States consider new fees for electric vehicle owners
Potholes, old bridges, crumbling asphalt -- states across the country are struggling to find the money to repair their roads.Posted — Updated
Potholes, old bridges, crumbling asphalt — states across the country are struggling to find the money to repair their roads.
As 5 On Your Side’s Monica Laliberte tells us, some have a new strategy: taxing electric vehicles.
Electric vehicles don’t use gas, so they don’t pay the taxes that help with roads.
But some states, including North Carolina, are adding fees or taxes to make up or it.
North Carolina charges an annual $130 fee.
Lawmakers approved the fees to makes sure that electric vehicle owners pay a share of road repairs.
In some states, such as Ohio, electric car drivers will soon pay 36% more in fees than what the average motorist pays in gas taxes.
Consumer Reports believes that ineffective and unfair.
“Electric vehicles are not that reason states are struggling to pay for roads. In fact, even if electric vehicles really took off and were much more popular, they would still only contribute about 1% of the needed funding,” says Shannon Baker-Branstetter with Consumer Reports.
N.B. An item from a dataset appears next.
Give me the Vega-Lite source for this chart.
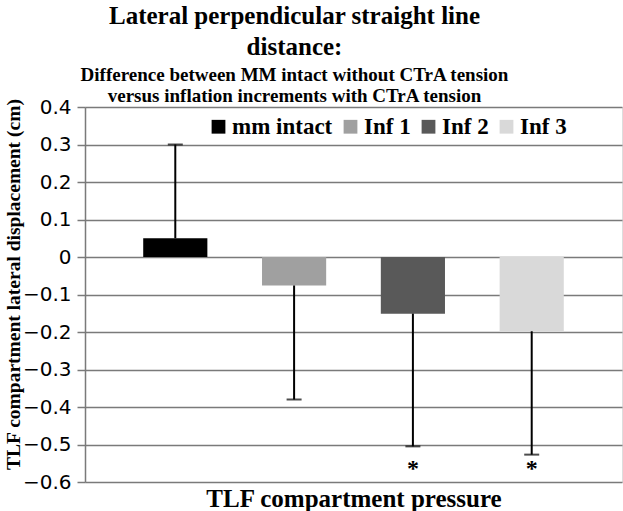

A Consumer Reports analysis shows by 2025, as many as 27 states could tax electric vehicle drivers even more than what the average driver will pay in gas taxes.
Still, Consumer Reports says those fees won’t make a dent in what’s needed for road repair.
"Really the problem has to do more with states not raising gas taxes to keep up with inflation,” says Baker-Branstetter.
North Carolina lawmakers introduced legislation to increase fees for EVs.
It’s stalled, but it might be a matter of time before owners here are paying more.
In North Carolina there is no additional fee for hybrid vehicles.